──────── Stored rows

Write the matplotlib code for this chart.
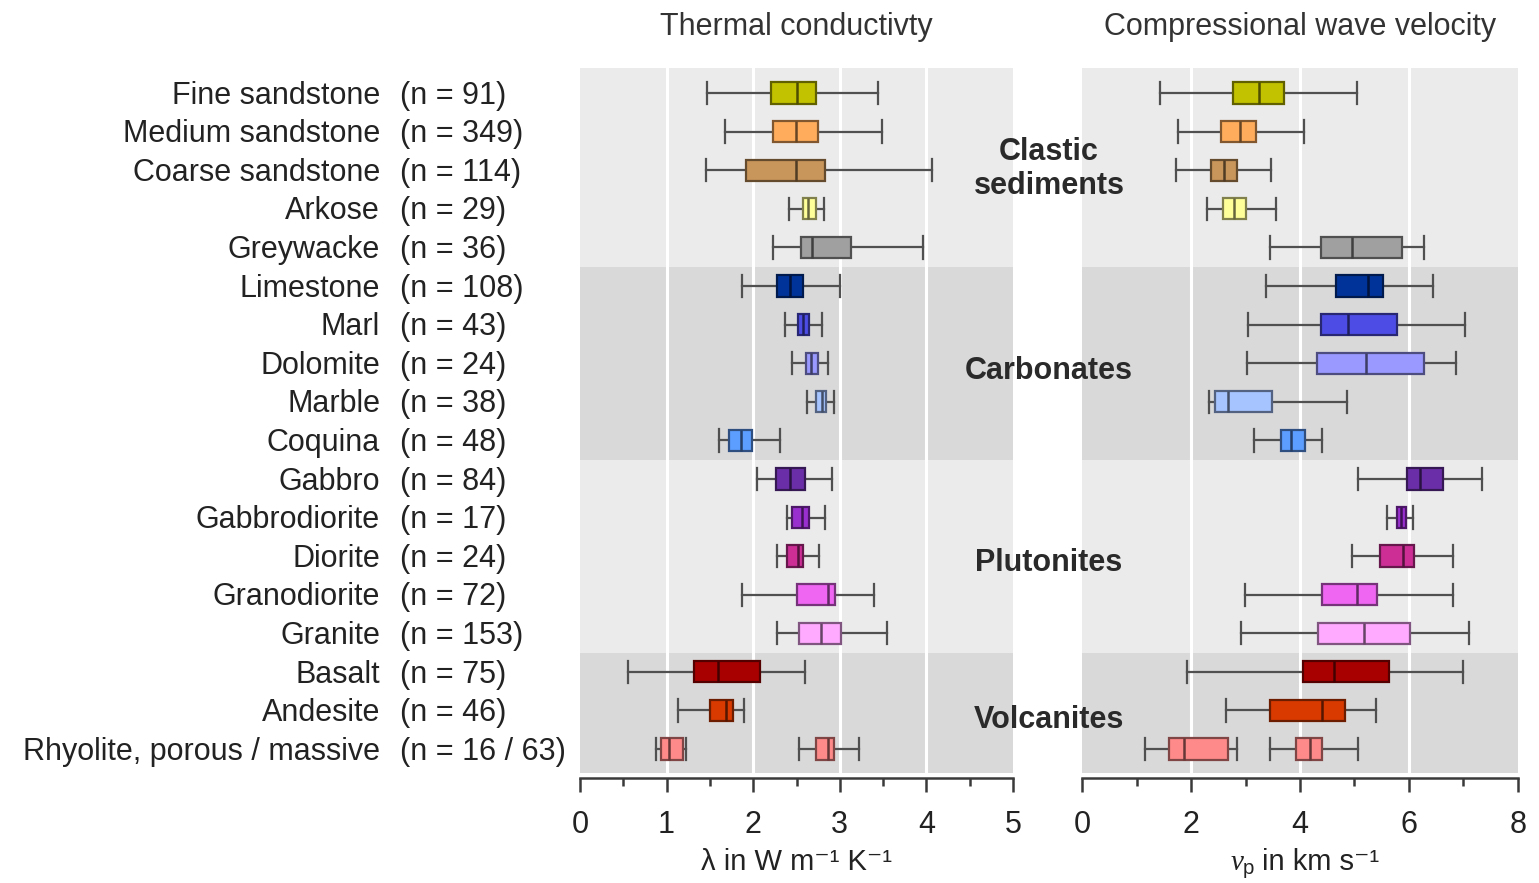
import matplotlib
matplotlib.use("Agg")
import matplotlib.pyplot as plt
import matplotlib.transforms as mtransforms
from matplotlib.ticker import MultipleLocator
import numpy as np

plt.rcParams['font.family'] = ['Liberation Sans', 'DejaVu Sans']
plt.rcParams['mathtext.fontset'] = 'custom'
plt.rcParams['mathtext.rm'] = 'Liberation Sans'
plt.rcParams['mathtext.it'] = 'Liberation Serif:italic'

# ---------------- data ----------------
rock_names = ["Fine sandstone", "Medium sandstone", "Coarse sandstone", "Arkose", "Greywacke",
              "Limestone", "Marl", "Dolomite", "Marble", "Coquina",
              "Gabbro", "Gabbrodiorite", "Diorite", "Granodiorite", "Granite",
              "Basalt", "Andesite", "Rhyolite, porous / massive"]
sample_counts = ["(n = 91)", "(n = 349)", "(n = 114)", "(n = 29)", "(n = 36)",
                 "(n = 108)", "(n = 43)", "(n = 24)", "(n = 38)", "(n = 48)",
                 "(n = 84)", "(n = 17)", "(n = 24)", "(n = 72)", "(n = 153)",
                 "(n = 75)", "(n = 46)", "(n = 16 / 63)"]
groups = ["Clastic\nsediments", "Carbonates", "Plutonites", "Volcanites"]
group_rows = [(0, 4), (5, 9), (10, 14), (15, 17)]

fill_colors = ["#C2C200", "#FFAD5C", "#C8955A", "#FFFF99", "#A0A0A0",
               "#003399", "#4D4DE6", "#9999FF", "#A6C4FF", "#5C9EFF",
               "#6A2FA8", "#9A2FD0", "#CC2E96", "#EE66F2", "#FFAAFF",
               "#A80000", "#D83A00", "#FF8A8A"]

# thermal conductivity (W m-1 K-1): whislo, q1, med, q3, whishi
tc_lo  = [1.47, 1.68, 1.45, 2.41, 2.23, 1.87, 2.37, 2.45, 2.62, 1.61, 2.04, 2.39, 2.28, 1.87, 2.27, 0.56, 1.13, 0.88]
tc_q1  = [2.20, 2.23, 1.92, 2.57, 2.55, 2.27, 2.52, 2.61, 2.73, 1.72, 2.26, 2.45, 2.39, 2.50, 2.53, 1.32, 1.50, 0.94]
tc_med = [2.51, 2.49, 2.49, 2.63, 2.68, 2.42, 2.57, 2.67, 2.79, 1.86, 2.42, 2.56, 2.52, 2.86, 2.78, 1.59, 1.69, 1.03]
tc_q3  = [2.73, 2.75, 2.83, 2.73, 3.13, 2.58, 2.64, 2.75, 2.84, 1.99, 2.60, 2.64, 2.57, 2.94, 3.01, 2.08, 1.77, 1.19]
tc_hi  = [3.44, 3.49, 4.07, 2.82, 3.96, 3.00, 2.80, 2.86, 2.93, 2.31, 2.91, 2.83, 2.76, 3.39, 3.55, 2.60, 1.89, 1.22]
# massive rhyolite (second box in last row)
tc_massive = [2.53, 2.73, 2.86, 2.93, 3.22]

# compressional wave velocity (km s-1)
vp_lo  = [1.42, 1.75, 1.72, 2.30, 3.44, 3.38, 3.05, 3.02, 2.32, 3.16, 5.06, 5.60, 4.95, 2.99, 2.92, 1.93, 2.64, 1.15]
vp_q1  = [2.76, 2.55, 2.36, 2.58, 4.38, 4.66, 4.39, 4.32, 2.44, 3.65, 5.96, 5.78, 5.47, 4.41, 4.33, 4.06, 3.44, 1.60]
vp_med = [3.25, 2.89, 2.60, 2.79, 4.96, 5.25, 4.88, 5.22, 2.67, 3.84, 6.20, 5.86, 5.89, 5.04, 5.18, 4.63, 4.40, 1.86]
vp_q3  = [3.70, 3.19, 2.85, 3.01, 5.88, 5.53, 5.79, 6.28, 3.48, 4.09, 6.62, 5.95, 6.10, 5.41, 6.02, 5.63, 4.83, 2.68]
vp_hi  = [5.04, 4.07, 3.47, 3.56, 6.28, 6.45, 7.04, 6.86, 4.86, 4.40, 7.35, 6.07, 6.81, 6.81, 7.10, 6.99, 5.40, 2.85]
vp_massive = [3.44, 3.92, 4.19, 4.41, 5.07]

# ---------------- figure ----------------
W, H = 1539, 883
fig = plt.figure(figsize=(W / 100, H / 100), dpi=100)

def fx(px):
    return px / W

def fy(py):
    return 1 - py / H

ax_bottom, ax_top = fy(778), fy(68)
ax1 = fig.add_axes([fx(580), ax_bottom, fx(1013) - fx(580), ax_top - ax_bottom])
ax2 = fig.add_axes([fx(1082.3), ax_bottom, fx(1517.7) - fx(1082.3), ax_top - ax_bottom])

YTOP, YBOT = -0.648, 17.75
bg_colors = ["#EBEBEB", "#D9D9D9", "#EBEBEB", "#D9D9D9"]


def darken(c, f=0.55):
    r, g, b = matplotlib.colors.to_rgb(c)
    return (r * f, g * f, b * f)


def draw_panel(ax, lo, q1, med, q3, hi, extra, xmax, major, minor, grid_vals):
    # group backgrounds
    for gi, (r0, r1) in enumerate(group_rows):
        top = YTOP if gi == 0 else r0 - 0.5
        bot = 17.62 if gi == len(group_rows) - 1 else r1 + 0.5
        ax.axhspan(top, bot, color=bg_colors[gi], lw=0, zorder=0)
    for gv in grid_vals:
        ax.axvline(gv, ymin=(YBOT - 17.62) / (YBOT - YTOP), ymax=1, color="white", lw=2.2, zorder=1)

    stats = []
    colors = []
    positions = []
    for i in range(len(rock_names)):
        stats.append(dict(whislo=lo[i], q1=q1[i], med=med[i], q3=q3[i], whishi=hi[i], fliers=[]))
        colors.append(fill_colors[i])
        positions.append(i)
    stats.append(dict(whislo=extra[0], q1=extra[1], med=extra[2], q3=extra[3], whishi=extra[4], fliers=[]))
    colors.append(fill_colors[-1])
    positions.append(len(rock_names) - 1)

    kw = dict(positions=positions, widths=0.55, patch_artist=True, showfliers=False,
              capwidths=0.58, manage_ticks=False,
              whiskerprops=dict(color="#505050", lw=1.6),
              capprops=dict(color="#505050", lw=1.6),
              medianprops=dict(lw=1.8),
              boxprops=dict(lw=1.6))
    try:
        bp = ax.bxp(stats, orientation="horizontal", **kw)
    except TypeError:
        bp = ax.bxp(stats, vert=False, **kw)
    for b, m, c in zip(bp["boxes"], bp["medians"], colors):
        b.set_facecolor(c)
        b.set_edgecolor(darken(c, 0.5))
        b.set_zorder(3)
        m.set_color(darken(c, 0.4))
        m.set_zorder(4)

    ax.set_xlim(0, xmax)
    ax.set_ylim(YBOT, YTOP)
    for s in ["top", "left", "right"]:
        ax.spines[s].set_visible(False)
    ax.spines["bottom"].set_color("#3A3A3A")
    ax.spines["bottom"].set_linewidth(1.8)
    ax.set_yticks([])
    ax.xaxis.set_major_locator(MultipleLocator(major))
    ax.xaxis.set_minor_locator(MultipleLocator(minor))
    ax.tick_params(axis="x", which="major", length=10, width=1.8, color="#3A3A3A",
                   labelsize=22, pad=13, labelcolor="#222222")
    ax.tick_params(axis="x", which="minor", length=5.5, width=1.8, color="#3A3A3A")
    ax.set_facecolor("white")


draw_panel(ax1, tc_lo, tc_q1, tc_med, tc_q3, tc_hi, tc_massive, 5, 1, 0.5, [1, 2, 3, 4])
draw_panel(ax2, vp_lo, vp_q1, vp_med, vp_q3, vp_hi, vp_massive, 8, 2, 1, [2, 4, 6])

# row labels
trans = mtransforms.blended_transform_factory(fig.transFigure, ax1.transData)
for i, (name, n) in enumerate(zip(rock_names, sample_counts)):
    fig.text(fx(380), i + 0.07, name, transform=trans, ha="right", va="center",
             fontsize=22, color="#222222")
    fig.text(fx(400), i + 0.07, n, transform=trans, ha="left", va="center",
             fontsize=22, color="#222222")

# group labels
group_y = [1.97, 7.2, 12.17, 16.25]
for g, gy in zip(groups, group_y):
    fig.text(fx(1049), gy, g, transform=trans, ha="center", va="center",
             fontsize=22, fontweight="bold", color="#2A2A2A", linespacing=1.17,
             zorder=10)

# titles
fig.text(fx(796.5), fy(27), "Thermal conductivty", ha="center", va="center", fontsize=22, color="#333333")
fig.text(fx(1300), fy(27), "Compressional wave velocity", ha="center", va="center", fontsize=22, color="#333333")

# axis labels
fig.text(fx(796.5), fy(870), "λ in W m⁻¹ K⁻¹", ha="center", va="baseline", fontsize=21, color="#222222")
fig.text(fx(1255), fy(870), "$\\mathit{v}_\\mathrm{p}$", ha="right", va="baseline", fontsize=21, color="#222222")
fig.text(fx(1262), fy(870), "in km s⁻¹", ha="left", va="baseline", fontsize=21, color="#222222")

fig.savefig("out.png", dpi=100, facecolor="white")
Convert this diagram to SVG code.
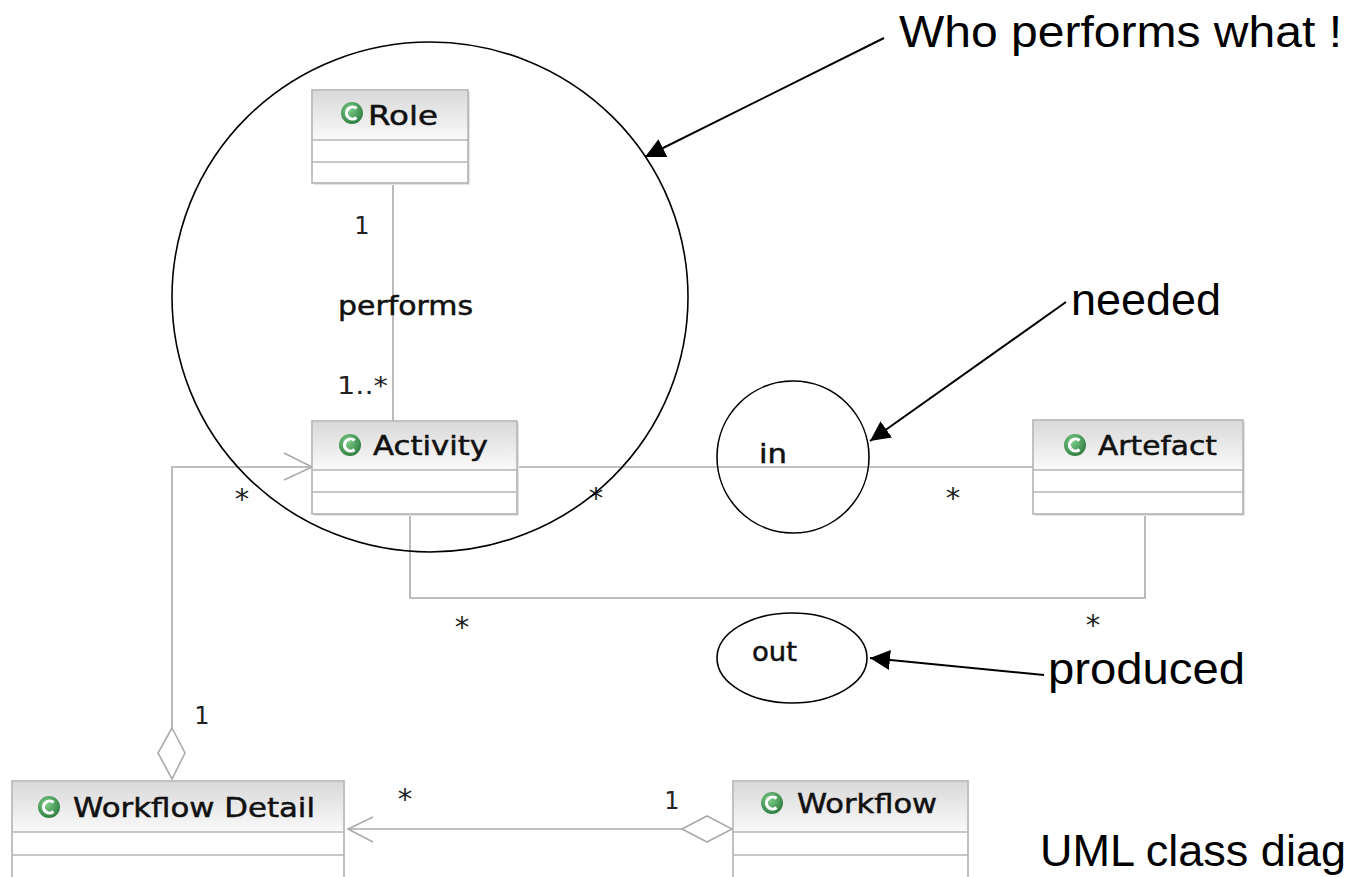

────────────────

What is needed: Leave the pictures out, and restate exactly the lines from the start of the records through the one that contains "plt.rcParams['mathtext.it'] = 'Liberation".

Complete answer:
Write the matplotlib code for this chart.
import matplotlib
matplotlib.use("Agg")
import matplotlib.pyplot as plt
import matplotlib.transforms as mtransforms
from matplotlib.ticker import MultipleLocator
import numpy as np

plt.rcParams['font.family'] = ['Liberation Sans', 'DejaVu Sans']
plt.rcParams['mathtext.fontset'] = 'custom'
plt.rcParams['mathtext.rm'] = 'Liberation Sans'
plt.rcParams['mathtext.it'] = 'Liberation Serif:italic'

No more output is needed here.